» Material

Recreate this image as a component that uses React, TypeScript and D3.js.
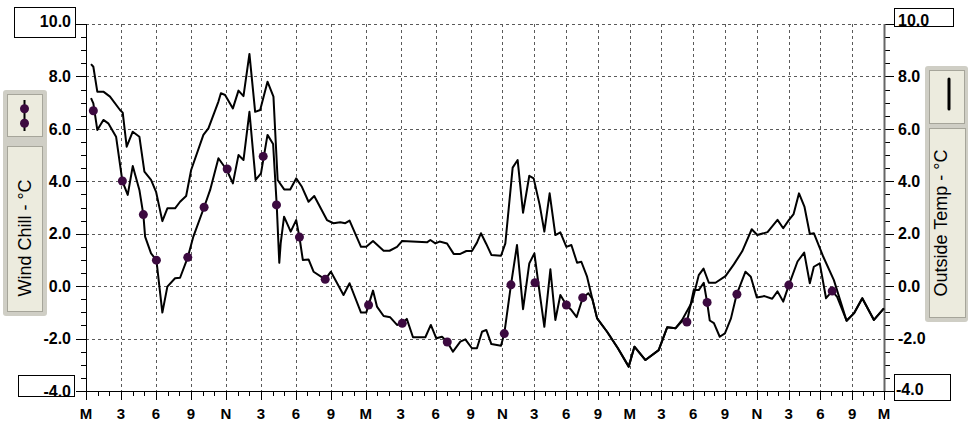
import * as d3 from 'd3';
import React from 'react';

// hour (from midnight of day 1), value in °C
const OUTSIDE_TEMP: [number, number][] = [
  [0.43, 8.47], [0.63, 8.37], [0.97, 7.42], [1.49, 7.42], [2.06, 7.23], [2.92, 6.72], [3.15, 6.62],
  [3.49, 5.32], [4.01, 5.89], [4.58, 5.7], [5.01, 4.37], [5.58, 4.05], [6.01, 3.6], [6.55, 2.48],
  [6.98, 2.97], [7.64, 2.97], [8.07, 3.22], [8.59, 3.44], [9.02, 4.43], [10.07, 5.77], [10.5, 6.02],
  [11.36, 7.04], [11.57, 7.36], [11.93, 7.29], [12.6, 6.78], [13.08, 7.46], [13.51, 7.25], [14.02, 8.86],
  [14.51, 6.65], [14.94, 6.72], [15.57, 7.8], [16.08, 7.23], [16.44, 4.05], [17.0, 3.69], [17.52, 3.69],
  [18.03, 4.11], [18.52, 3.79], [19.09, 3.22], [19.58, 3.44], [20.67, 2.52], [21.23, 2.4], [21.81, 2.44],
  [22.24, 2.4], [22.61, 2.5], [23.59, 1.5], [24.04, 1.5], [24.62, 1.72], [25.53, 1.35], [26.04, 1.35],
  [26.68, 1.5], [27.11, 1.72], [29.25, 1.67], [29.54, 1.76], [29.97, 1.63], [30.33, 1.7], [30.97, 1.63],
  [31.54, 1.23], [32.11, 1.23], [32.63, 1.34], [33.12, 1.34], [33.59, 1.66], [33.97, 2.02], [34.47, 1.61],
  [34.95, 1.19], [35.86, 1.16], [36.27, 1.63], [36.96, 4.52], [37.43, 4.81], [37.94, 2.8], [38.53, 4.21],
  [38.94, 4.11], [39.51, 3.1], [39.95, 2.08], [40.45, 3.54], [40.99, 1.95], [41.46, 2.05], [42.03, 1.5],
  [42.5, 1.57], [43.04, 0.89], [43.44, 0.93], [43.98, 0.36], [44.48, -0.49], [44.93, -1.23], [45.87, -1.74],
  [46.89, -2.37], [47.91, -3.07], [48.45, -2.31], [49.49, -2.82], [50.74, -2.44], [51.54, -1.57],
  [52.32, -1.61], [52.95, -1.29], [53.9, -0.59], [54.52, 0.42], [54.97, 0.67], [55.47, 0.13], [56.1, 0.13],
  [57.04, 0.38], [57.83, 0.83], [58.62, 1.33], [59.52, 2.17], [60.04, 1.95], [61.01, 2.06], [61.95, 2.53],
  [62.49, 2.21], [63.02, 2.52], [63.47, 2.75], [63.98, 3.54], [64.5, 3.02], [65.0, 1.99], [65.38, 2.02],
  [66.27, 1.12], [67.27, 0.23], [68.47, -1.32], [69.16, -1.04], [69.95, -0.46], [71.05, -1.29], [71.99, -0.85],
];

const WIND_CHILL: [number, number][] = [
  [0.43, 7.17], [0.63, 6.97], [0.97, 5.96], [1.49, 6.34], [1.91, 6.21], [2.58, 5.7], [3.12, 4.01],
  [3.58, 3.48], [4.01, 4.58], [4.58, 3.67], [4.92, 2.73], [5.07, 1.89], [5.58, 1.25], [6.04, 0.99],
  [6.55, -1.01], [6.98, -0.02], [7.64, 0.3], [8.07, 0.32], [8.73, 1.1], [9.21, 1.89], [10.13, 3.01],
  [10.65, 3.67], [11.36, 4.88], [12.08, 4.43], [12.6, 3.92], [13.08, 5.0], [13.51, 4.81], [14.02, 6.65],
  [14.55, 4.05], [15.01, 4.3], [15.57, 5.77], [16.05, 5.42], [16.36, 3.1], [16.58, 0.89], [16.7, 1.63],
  [16.99, 2.65], [17.56, 2.08], [18.03, 2.52], [18.31, 1.87], [18.6, 1.0], [19.09, 1.02], [19.52, 0.55],
  [20.52, 0.26], [21.01, 0.55], [22.09, -0.34], [22.61, 0.11], [23.59, -1.01], [24.04, -1.01],
  [24.62, -0.17], [24.96, -0.78], [25.53, -1.14], [26.1, -1.19], [26.68, -1.48], [27.13, -1.41],
  [27.52, -1.25], [28.05, -1.95], [29.11, -1.95], [29.58, -1.48], [30.05, -1.99], [30.54, -1.93],
  [30.99, -2.13], [31.48, -2.5], [32.11, -2.12], [32.54, -2.03], [33.12, -2.37], [33.59, -2.37],
  [34.07, -1.74], [34.47, -1.67], [34.95, -2.21], [35.86, -2.27], [36.17, -1.81], [36.8, 0.05],
  [37.37, 1.57], [37.94, -0.88], [38.53, 0.87], [39.01, 1.25], [39.51, -0.27], [39.95, -1.55],
  [40.52, 0.64], [40.99, -1.29], [41.46, -0.34], [42.03, -0.72], [42.45, -0.89], [43.0, -1.18],
  [43.57, -0.44], [44.1, -0.27], [44.48, -0.49], [44.93, -1.23], [45.87, -1.74], [46.89, -2.37],
  [47.91, -3.07], [48.45, -2.31], [49.49, -2.82], [50.74, -2.44], [51.54, -1.57], [52.32, -1.61],
  [52.95, -1.33], [53.4, -1.37], [54.05, -0.15], [54.52, -0.15], [54.99, 0.13], [55.31, -0.62],
  [55.56, -1.31], [55.95, -1.41], [56.5, -1.93], [56.99, -1.8], [57.56, -1.23], [58.1, -0.31],
  [58.93, 0.55], [59.43, 0.36], [60.0, -0.43], [60.72, -0.38], [61.45, -0.48], [61.95, -0.2],
  [62.49, -0.59], [63.02, 0.04], [63.84, 0.94], [64.47, 1.28], [65.0, 0.11], [65.38, 0.74], [65.94, 0.87],
  [66.53, -0.46], [67.11, -0.19], [67.58, -0.41], [68.47, -1.32], [69.16, -1.04], [69.95, -0.46],
  [71.05, -1.29], [71.99, -0.85],
];

const WIND_CHILL_MARKERS: [number, number][] = [
  [0.63, 6.69], [3.12, 4.01], [4.92, 2.73], [6.04, 0.99], [8.73, 1.1], [10.13, 3.01], [12.11, 4.47],
  [15.2, 4.95], [16.34, 3.1], [18.31, 1.87], [20.52, 0.26], [24.24, -0.72], [27.13, -1.42], [30.99, -2.13],
  [36.17, -1.81], [36.8, 0.05], [39.07, 0.13], [42.03, -0.72], [43.57, -0.44], [53.4, -1.37],
  [55.31, -0.62], [58.12, -0.31], [63.02, 0.04], [67.11, -0.19],
];

const TICK_LABELS = ['M', '3', '6', '9', 'N', '3', '6', '9', 'M', '3', '6', '9', 'N', '3', '6', '9', 'M', '3', '6', '9', 'N', '3', '6', '9', 'M'];
// records logged in each 3-hour step (the axis is spaced by record, not by time)
const SAMPLES_PER_STEP = [11, 11, 11, 11, 11, 11, 11, 11, 11, 11, 11, 10, 10, 10, 10, 10, 10, 10, 10, 10, 10, 10, 10, 10];
const Y_TICKS = [-4, -2, 0, 2, 4, 6, 8, 10];

const WIDTH = 968;
const HEIGHT = 421;
const margin = { top: 24, right: 84, bottom: 30, left: 86 };
const FONT = "'Liberation Sans', Arial, sans-serif";

export default function App() {
  const x0 = margin.left;
  const x1 = WIDTH - margin.right;
  const yTop = margin.top;
  const yBottom = HEIGHT - margin.bottom;

  const hourTicks = TICK_LABELS.map((_, i) => i * 3);
  const cum = [0, ...Array.from(d3.cumsum(SAMPLES_PER_STEP))];
  const sampleX = d3.scaleLinear().domain([0, d3.sum(SAMPLES_PER_STEP)]).range([x0, x1]);
  const x = d3.scaleLinear().domain(hourTicks).range(cum.map((c) => sampleX(c)));
  const y = d3.scaleLinear().domain([-4, 10]).range([yBottom, yTop]);

  const line = d3
    .line<[number, number]>()
    .x((d) => x(d[0]))
    .y((d) => y(d[1]));

  const minorHours = d3.range(0, 73).filter((h) => h % 3 !== 0);
  const minorY = d3.range(-4, 10.01, 0.5).filter((v) => Math.abs(v % 2) > 0.01);
  const px = (v: number) => Math.round(v) + 0.5;

  const labelStyle = { fontFamily: FONT, fontSize: 16, fontWeight: 700, fill: '#000' } as const;
  const xLabelStyle = { ...labelStyle, fontSize: 15 } as const;

  return (
    <div style={{ position: 'fixed', left: 0, top: 0 }}>
      <svg width={WIDTH} height={HEIGHT} style={{ display: 'block', background: '#fff' }}>
        {/* grid */}
        <g stroke="#5a5a5a" strokeWidth={1} strokeDasharray="3,3" shapeRendering="crispEdges">
          {Y_TICKS.filter((v) => v > -4).map((v) => (
            <line key={'gy' + v} x1={x0} x2={x1} y1={px(y(v))} y2={px(y(v))} />
          ))}
          {hourTicks.slice(1, -1).map((h) => (
            <line key={'gx' + h} x1={px(x(h))} x2={px(x(h))} y1={yTop} y2={yBottom} />
          ))}
        </g>

        {/* axes */}
        <g stroke="#000" strokeWidth={1} shapeRendering="crispEdges">
          <line x1={x0 + 0.5} x2={x0 + 0.5} y1={yTop} y2={yBottom} />
          <line x1={x0} x2={x1 + 1} y1={yBottom + 0.5} y2={yBottom + 0.5} />
          {Y_TICKS.map((v) => (
            <g key={'ty' + v}>
              <line x1={x0 - 10} x2={x0} y1={px(y(v))} y2={px(y(v))} />
              <line x1={x1} x2={x1 + 10} y1={px(y(v))} y2={px(y(v))} />
            </g>
          ))}
          {minorY.map((v) => (
            <g key={'my' + v}>
              <line x1={x0 - 5} x2={x0} y1={px(y(v))} y2={px(y(v))} />
              <line x1={x1} x2={x1 + 6} y1={px(y(v))} y2={px(y(v))} />
            </g>
          ))}
          {hourTicks.map((h) => (
            <line key={'tx' + h} x1={px(x(h))} x2={px(x(h))} y1={yBottom} y2={yBottom + 9} />
          ))}
          {minorHours.map((h) => (
            <line key={'mx' + h} x1={px(x(h))} x2={px(x(h))} y1={yBottom} y2={yBottom + 5} />
          ))}
        </g>
        <line x1={x1 + 0.5} x2={x1 + 0.5} y1={yTop} y2={yBottom} stroke="#666" strokeWidth={2} />

        {/* end-value boxes */}
        <g fill="#fff" stroke="#000" strokeWidth={1} shapeRendering="crispEdges">
          <rect x={14.5} y={7.5} width={61} height={30} />
          <rect x={18.5} y={375.5} width={56} height={21} />
          <rect x={894.5} y={8.5} width={59} height={18} />
          <rect x={894.5} y={374.5} width={56} height={26} />
        </g>

        {/* y labels */}
        {Y_TICKS.map((v) => (
          <text key={'ly' + v} x={71} y={y(v) - (v === 10 ? 3 : 0)} dy="0.36em" textAnchor="end" style={labelStyle}>
            {v.toFixed(1)}
          </text>
        ))}
        {Y_TICKS.map((v) => (
          <text key={'ry' + v} x={v === -4 ? 896 : 898} y={y(v) - (v === 10 ? 4 : v === -4 ? 2 : 0)} dy="0.36em" textAnchor="start" style={labelStyle}>
            {v.toFixed(1)}
          </text>
        ))}

        {/* x labels */}
        {TICK_LABELS.map((t, i) => (
          <text key={'lx' + i} x={x(hourTicks[i])} y={419} textAnchor="middle" style={xLabelStyle}>
            {t}
          </text>
        ))}

        {/* series */}
        <path d={line(OUTSIDE_TEMP) ?? ''} fill="none" stroke="#000" strokeWidth={2} strokeLinejoin="round" />
        <path d={line(WIND_CHILL) ?? ''} fill="none" stroke="#000" strokeWidth={2} strokeLinejoin="round" />
        {WIND_CHILL_MARKERS.map((d, i) => (
          <circle key={'m' + i} cx={x(d[0])} cy={y(d[1])} r={4.5} fill="#3c0a40" />
        ))}

        {/* left legend */}
        <rect x={3} y={90} width={44} height={226} fill="#cfcec5" rx={3} />
        <rect x={7.5} y={94.5} width={35} height={42} fill="#ecebde" stroke="#a6a59a" />
        <line x1={24.5} x2={24.5} y1={100} y2={131} stroke="#000" strokeWidth={2} />
        <circle cx={24.5} cy={108.7} r={4.5} fill="#3c0a40" />
        <circle cx={24.5} cy={123.3} r={4.5} fill="#3c0a40" />
        <rect x={7.5} y={146.5} width={35} height={165} fill="#ecebde" stroke="#a6a59a" />
        <text
          transform={`translate(31,${238}) rotate(-90)`}
          textAnchor="middle"
          style={{ fontFamily: FONT, fontSize: 18, fill: '#000' }}
        >
          Wind Chill - °C
        </text>

        {/* right legend */}
        <rect x={925} y={66} width={43} height={256} fill="#cfcec5" rx={3} />
        <rect x={929.5} y={70.5} width={35} height={53} fill="#ecebde" stroke="#a6a59a" />
        <line x1={949} x2={949} y1={79} y2={109} stroke="#000" strokeWidth={3} strokeLinecap="round" />
        <rect x={929.5} y={128.5} width={36} height={189} fill="#ecebde" stroke="#a6a59a" />
        <text
          transform={`translate(947,${223}) rotate(-90)`}
          textAnchor="middle"
          style={{ fontFamily: FONT, fontSize: 18, fill: '#000' }}
        >
          Outside Temp - °C
        </text>
      </svg>
    </div>
  );
}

» Requirement
Reproduce the data above word for word from its first line through the line that holds "import React from 'react';", both ends included; skip pictures.

» Response
Recreate this image as a component that uses React, TypeScript and D3.js.
import * as d3 from 'd3';
import React from 'react';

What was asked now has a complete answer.